When it comes to the development of British rock music, there's very little about Robert Wyatt that sticks to the conventional narrative. In fact, as Marcus O'Dair's wonderful biography attests, it can be argued that Wyatt's entire sixty-nine years have been spent off-script. A love child whose father was absent until he was six. The boho-village childhood in Kent. The English psychedelia of Soft Machine, when everyone else was looking to American blues. The dizzying plurality of his solo career, embracing politico avant-jazz one moment, The Monkees the next. Wyatt, in his own words, continues to lead "an improvised life".
There seems to be nothing calculated about any of this.
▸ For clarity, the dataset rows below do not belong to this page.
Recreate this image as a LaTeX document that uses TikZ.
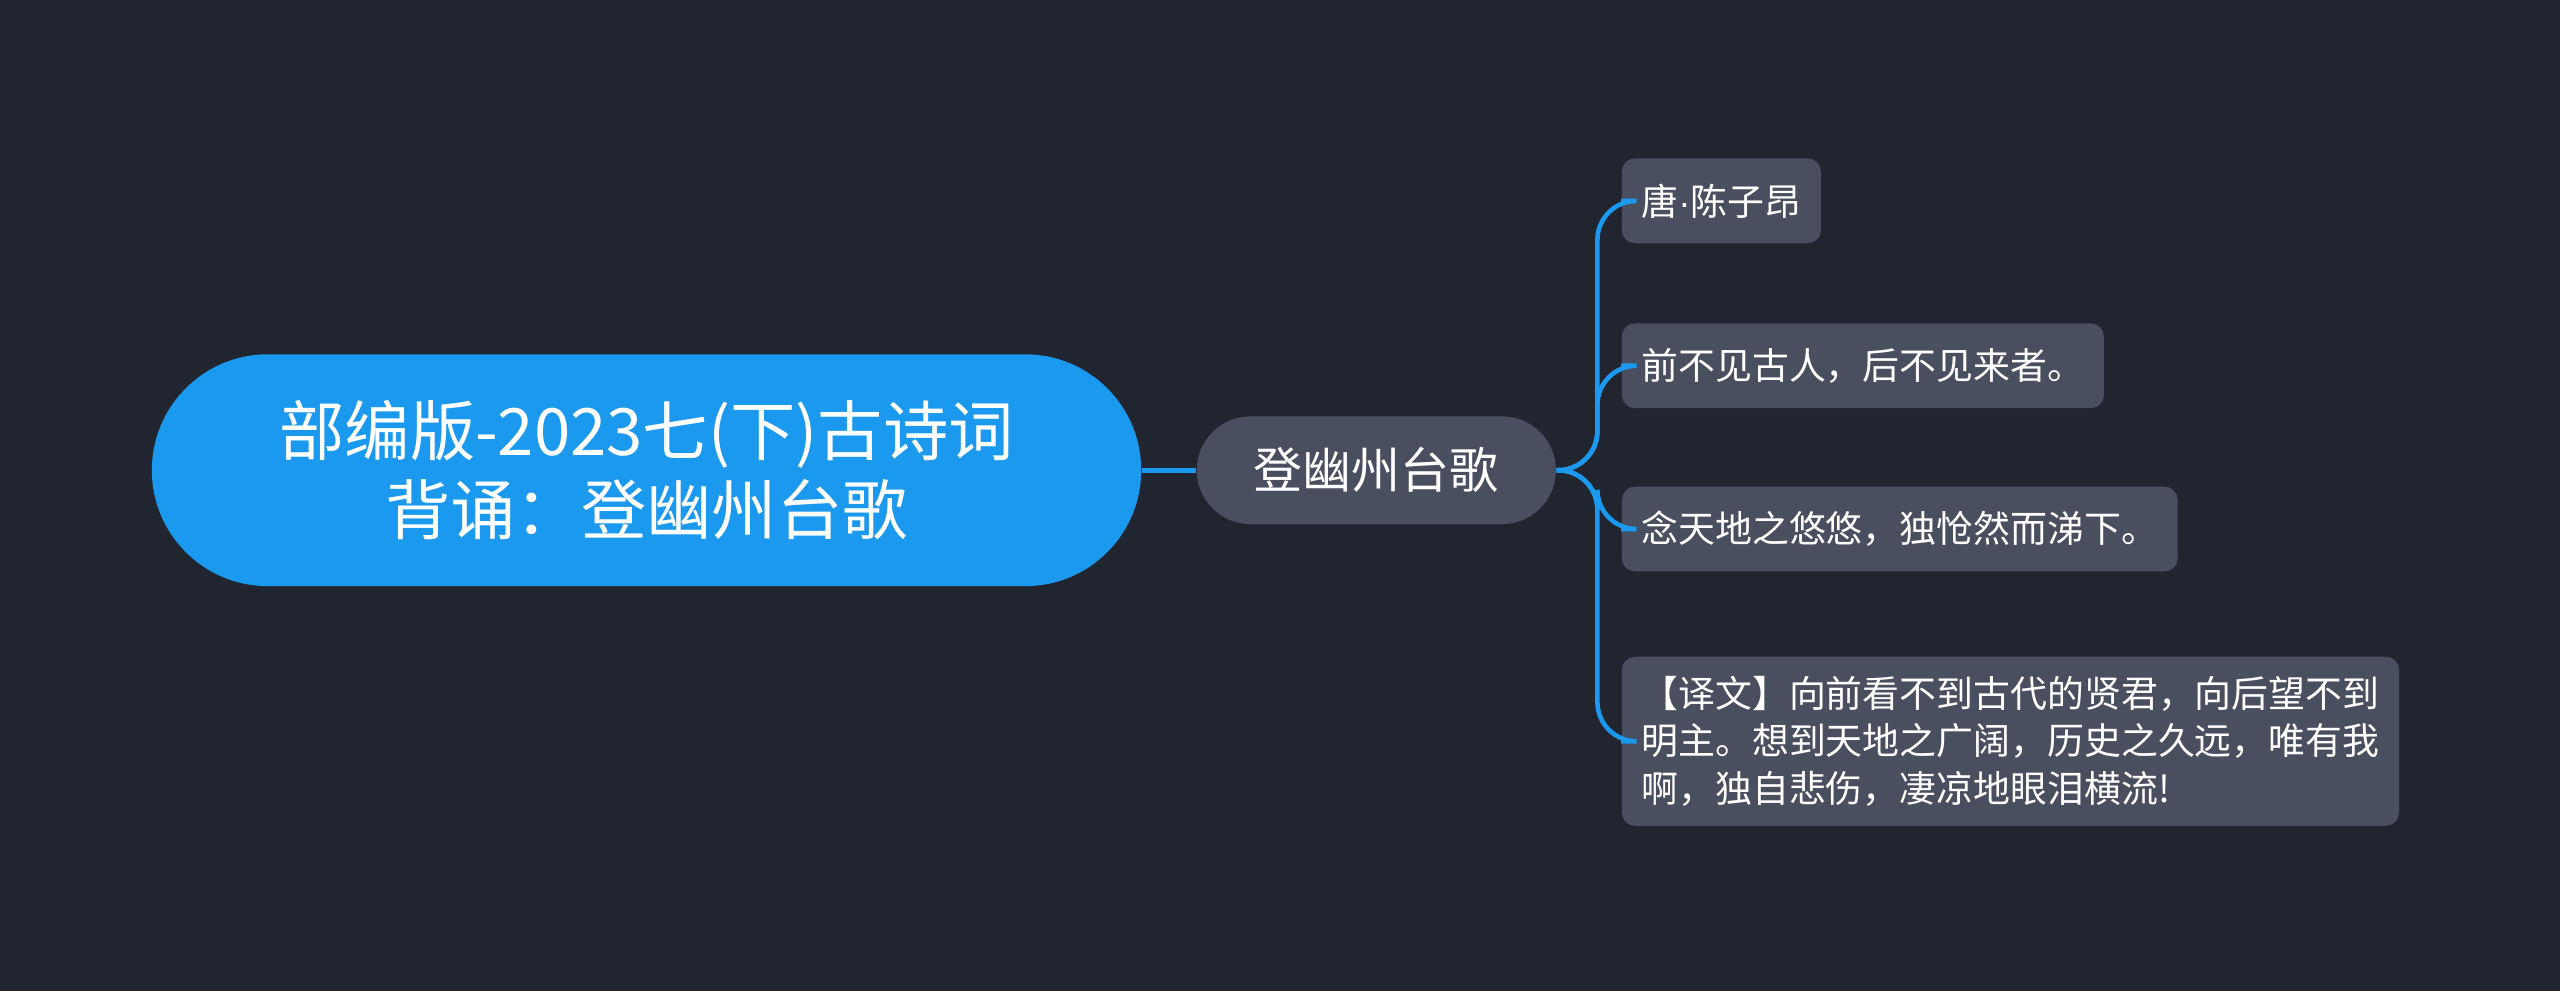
\documentclass[tikz,border=0pt]{standalone}
\usepackage{fontspec}
\setmainfont{Noto Sans CJK SC}
\newfontfamily\latinfont{Liberation Sans}
\usetikzlibrary{shapes.misc}
\definecolor{bgcol}{RGB}{33,37,48}
\definecolor{rootcol}{RGB}{26,153,238}
\definecolor{boxcol}{RGB}{74,79,96}
\definecolor{linecol}{RGB}{26,153,238}
\tikzstyle{Root}=[rounded rectangle,fill=rootcol,text=white,font=\fontsize{20}{24}\selectfont,align=center,minimum width=303pt,minimum height=71pt,inner sep=0pt]
\tikzstyle{Mid}=[rounded rectangle,fill=boxcol,text=white,font=\fontsize{15}{18}\selectfont,minimum width=110pt,minimum height=33pt,inner sep=0pt]
\tikzstyle{Leaf}=[rounded corners=4pt,fill=boxcol,text=white,font=\fontsize{11.3}{14.5}\selectfont,align=left,anchor=west,inner xsep=6pt,inner ysep=6pt,minimum height=26pt]
\tikzstyle{Line}=[linecol,line width=1.4pt]
\begin{document}
\begin{tikzpicture}[x=0.5pt,y=-0.5pt]
    \fill[bgcol] (0,0) rectangle (1568,607);
    \useasboundingbox (0,0) rectangle (1568,607);

    \node[Root] (root) at (396,288) {部编版-2023七(下)古诗词\\背诵：登幽州台歌};
    \node[Mid] (poem) at (843,288) {登幽州台歌};

    \node[Leaf] (auth) at (993,123) {唐{\latinfont ·}陈子昂};
    \node[Leaf] (one) at (993,224) {前不见古人，后不见来者。};
    \node[Leaf] (two) at (993,324) {念天地之悠悠，独怆然而涕下。};
    \node[Leaf] (tran) at (993,454) {【译文】向前看不到古代的贤君，向后望不到\\明主。想到天地之广阔，历史之久远，唯有我\\啊，独自悲伤，凄凉地眼泪横流!};

    \draw[Line] (root.east) -- (poem.west);
    \foreach \n in {auth,one,two,tran}
        \draw[Line,rounded corners=12pt] (poem.east) -- ++(25,0) |- (\n.west);

\end{tikzpicture}
\end{document}
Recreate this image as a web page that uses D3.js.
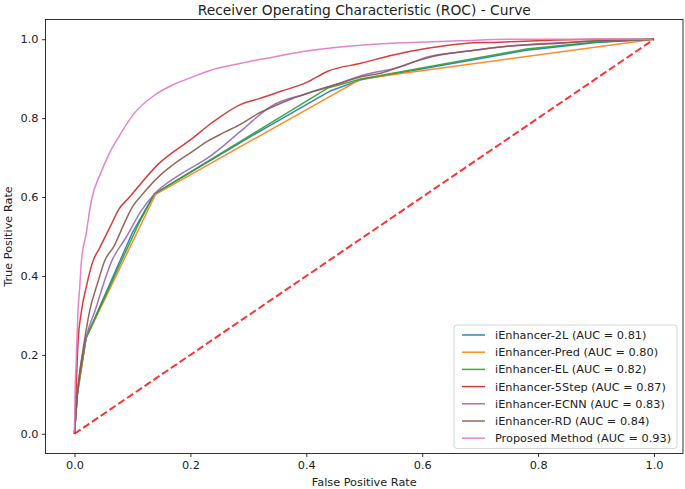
<!DOCTYPE html>
<html>
<head>
<meta charset="utf-8">
<script src="https://cdn.jsdelivr.net/npm/d3@7/dist/d3.min.js"></script>
<style>
  html, body { margin: 0; padding: 0; background: #fff; }
  svg { display: block; font-family: "DejaVu Sans", sans-serif; }
</style>
</head>
<body>
<script>
// ---------- DATA ----------
const modelNames = ["iEnhancer-2L", "iEnhancer-Pred", "iEnhancer-EL", "iEnhancer-5Step", "iEnhancer-ECNN", "iEnhancer-RD", "Proposed Method"];
const aucValues = [0.81, 0.80, 0.82, 0.87, 0.83, 0.84, 0.93];
const xTicks = [0.0, 0.2, 0.4, 0.6, 0.8, 1.0];
const yTicks = [0.0, 0.2, 0.4, 0.6, 0.8, 1.0];

const fpr2L   = [0, 0.005, 0.02, 0.1, 0.138, 0.3, 0.44, 0.494, 0.78, 0.9, 1];
const tpr2L   = [0, 0.1, 0.243, 0.51, 0.608, 0.75, 0.868, 0.897, 0.972, 0.992, 1];

const fprPred = [0, 0.005, 0.02, 0.14, 0.494, 1];
const tprPred = [0, 0.1, 0.243, 0.607, 0.899, 1];

const fprEL   = [0, 0.005, 0.02, 0.081, 0.11, 0.138, 0.437, 0.494, 0.78, 0.9, 1];
const tprEL   = [0, 0.11, 0.243, 0.438, 0.53, 0.608, 0.876, 0.899, 0.975, 0.993, 1];

const fpr5Step = [0, 0.003, 0.006, 0.012, 0.02, 0.032, 0.043, 0.06, 0.077, 0.095, 0.115, 0.145, 0.172, 0.2, 0.236, 0.287, 0.32, 0.356, 0.4, 0.437, 0.494, 0.55, 0.609, 0.678, 0.723, 0.809, 0.9, 1];
const tpr5Step = [0, 0.12, 0.228, 0.31, 0.37, 0.438, 0.47, 0.52, 0.57, 0.6, 0.635, 0.684, 0.716, 0.745, 0.787, 0.835, 0.85, 0.868, 0.89, 0.919, 0.939, 0.96, 0.977, 0.99, 0.992, 0.997, 1, 1];

const fprECNN = [0, 0.005, 0.02, 0.035, 0.065, 0.09, 0.115, 0.138, 0.18, 0.23, 0.287, 0.339, 0.4, 0.46, 0.5, 0.563, 0.609, 0.68, 0.747, 0.85, 1];
const tprECNN = [0, 0.1, 0.243, 0.31, 0.44, 0.5, 0.565, 0.608, 0.655, 0.699, 0.767, 0.83, 0.862, 0.89, 0.91, 0.93, 0.955, 0.97, 0.982, 0.992, 1];

const fprRD   = [0, 0.005, 0.018, 0.026, 0.041, 0.052, 0.068, 0.085, 0.1, 0.115, 0.15, 0.172, 0.2, 0.23, 0.26, 0.287, 0.315, 0.344, 0.373, 0.413, 0.46, 0.494, 0.528, 0.58, 0.62, 0.68, 0.747, 0.838, 0.9, 1];
const tprRD   = [0, 0.1, 0.243, 0.31, 0.387, 0.438, 0.475, 0.53, 0.575, 0.603, 0.658, 0.684, 0.712, 0.742, 0.765, 0.785, 0.81, 0.83, 0.848, 0.868, 0.889, 0.905, 0.914, 0.94, 0.957, 0.97, 0.982, 0.99, 0.996, 1];

const fprProp = [0, 0.001, 0.003, 0.006, 0.009, 0.012, 0.02, 0.029, 0.045, 0.06, 0.077, 0.103, 0.138, 0.172, 0.2, 0.23, 0.287, 0.344, 0.4, 0.494, 0.55, 0.666, 0.75, 1];
const tprProp = [0, 0.1, 0.185, 0.31, 0.37, 0.438, 0.506, 0.59, 0.66, 0.71, 0.754, 0.812, 0.858, 0.886, 0.902, 0.919, 0.939, 0.955, 0.97, 0.985, 0.99, 0.996, 1, 1];

const seriesFpr = [fpr2L, fprPred, fprEL, fpr5Step, fprECNN, fprRD, fprProp];
const seriesTpr = [tpr2L, tprPred, tprEL, tpr5Step, tprECNN, tprRD, tprProp];
const colors = ["#1f77b4", "#ff7f0e", "#2ca02c", "#d62728", "#9467bd", "#8c564b", "#e377c2"];
const smoothSeries = [false, false, false, true, true, true, true];

// ---------- LAYOUT ----------
const W = 685, H = 489;
const plot = { left: 45.5, right: 683, top: 19.5, bottom: 453.5 };
const FS = 11.3;

const svg = d3.select("body").append("svg").attr("width", W).attr("height", H);

const x = d3.scaleLinear().domain([-0.05, 1.05]).range([plot.left, plot.right]);
const y = d3.scaleLinear().domain([-0.05, 1.05]).range([plot.bottom, plot.top]);

svg.append("clipPath").attr("id", "clip").append("rect")
  .attr("x", plot.left).attr("y", plot.top)
  .attr("width", plot.right - plot.left).attr("height", plot.bottom - plot.top);

const g = svg.append("g").attr("clip-path", "url(#clip)");
const lineLinear = d3.line().x(d => x(d[0])).y(d => y(d[1]));
const lineSmooth = d3.line().x(d => x(d[0])).y(d => y(d[1])).curve(d3.curveMonotoneX);

seriesFpr.forEach((fx, i) => {
  const pts = fx.map((v, j) => [v, seriesTpr[i][j]]);
  g.append("path").datum(pts)
    .attr("d", smoothSeries[i] ? lineSmooth : lineLinear)
    .attr("fill", "none")
    .attr("stroke", colors[i])
    .attr("stroke-opacity", 0.9)
    .attr("stroke-width", 1.5)
    .attr("stroke-linejoin", "round");
});

// diagonal
g.append("path").datum([[0, 0], [1, 1]])
  .attr("d", lineLinear)
  .attr("fill", "none")
  .attr("stroke", "#ff0000")
  .attr("stroke-opacity", 0.8)
  .attr("stroke-width", 2)
  .attr("stroke-dasharray", "7.4,3.2");

// axes
const xAxis = d3.axisBottom(x).tickValues(xTicks).tickFormat(d3.format(".1f")).tickSize(3.5).tickPadding(3.5);
const yAxis = d3.axisLeft(y).tickValues(yTicks).tickFormat(d3.format(".1f")).tickSize(3.5).tickPadding(3.5);

const gx = svg.append("g").attr("transform", `translate(0,${plot.bottom})`).call(xAxis);
const gy = svg.append("g").attr("transform", `translate(${plot.left},0)`).call(yAxis);
[gx, gy].forEach(ax => {
  ax.select(".domain").remove();
  ax.selectAll(".tick line").attr("stroke", "#000").attr("stroke-width", 0.8);
  ax.selectAll(".tick text").attr("fill", "#222").style("font-size", FS + "px").style("font-family", "DejaVu Sans");
});

// spines
svg.append("rect")
  .attr("x", plot.left).attr("y", plot.top)
  .attr("width", plot.right - plot.left).attr("height", plot.bottom - plot.top)
  .attr("fill", "none").attr("stroke", "#000").attr("stroke-width", 0.8);

// title & labels
svg.append("text").attr("x", (plot.left + plot.right) / 2).attr("y", 15)
  .attr("text-anchor", "middle").attr("fill", "#222").style("font-size", "13.8px").text("Receiver Operating Characteristic (ROC) - Curve");
svg.append("text").attr("x", (plot.left + plot.right) / 2).attr("y", 486)
  .attr("text-anchor", "middle").attr("fill", "#222").style("font-size", FS + "px").text("False Positive Rate");
svg.append("text").attr("transform", `translate(12,${(plot.top + plot.bottom) / 2}) rotate(-90)`)
  .attr("text-anchor", "middle").attr("fill", "#222").style("font-size", FS + "px").text("True Positive Rate");

// legend
const leg = { x: 454, y: 325, w: 223, h: 123.5 };
svg.append("rect").attr("x", leg.x).attr("y", leg.y).attr("width", leg.w).attr("height", leg.h)
  .attr("rx", 3).attr("fill", "#fff").attr("fill-opacity", 0.8)
  .attr("stroke", "#cccccc").attr("stroke-width", 0.8);
modelNames.forEach((name, i) => {
  const cy = 335 + i * 17.2;
  svg.append("line").attr("x1", 462).attr("x2", 485).attr("y1", cy).attr("y2", cy)
    .attr("stroke", colors[i]).attr("stroke-width", 1.5).attr("stroke-opacity", 0.9);
  svg.append("text").attr("x", 495).attr("y", cy).attr("dy", "0.35em").attr("fill", "#222")
    .style("font-size", FS + "px").text(`${name} (AUC = ${aucValues[i].toFixed(2)})`);
});
</script>
</body>
</html>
Wyatt is instead painted as a law only unto himself, a man for whom high and low culture are often inseparable, his imagination aflame with all the possibilities on offer.
This has sometimes been his undoing. Early in his career he was too hung up on trying to be all things to all people, the wildman drummer/singer of a group that were otherwise impossibly straight~laced. One of O'Dair's many intriguing observations is that following the drunken four-storey fall that rendered Wyatt paraplegic in 1973, the musician's career choices actually sharpened. No longer able to drum, tour or play the role of boozy bozo, to him it was "truly liberating".
O'Dair conveys his admiration for Wyatt without ever resorting to hagiography. His subject is shown to be complex and - certainly in his Soft Machine days - difficult.
Yet what ultimately emerges is a man of warmth and compassion, adored by many, but whose self-admonishment often borders on the tragic. Prone to bouts of depression, Wyatt had attempted suicide twice before he reached thirty. And his unwanted exit from Soft Machine - squeezed out of his own group in "a jazz-rock coup d'état" - still gives him nightmares, over forty years on. As his wife Alfreda Benge puts it, Wyatt has always been missing one layer of skin.
Due attention is paid here to the luminous beauty of Wyatt's recorded output too, either with the Softs, Matching Mole or solo. But special mention goes to that remarkable voice, a tremulous thing of such vulnerability that his great friend Brian Eno likened it to "a poor innocent cast into a complicated world". You could, at a stretch, apply that to Wyatt himself.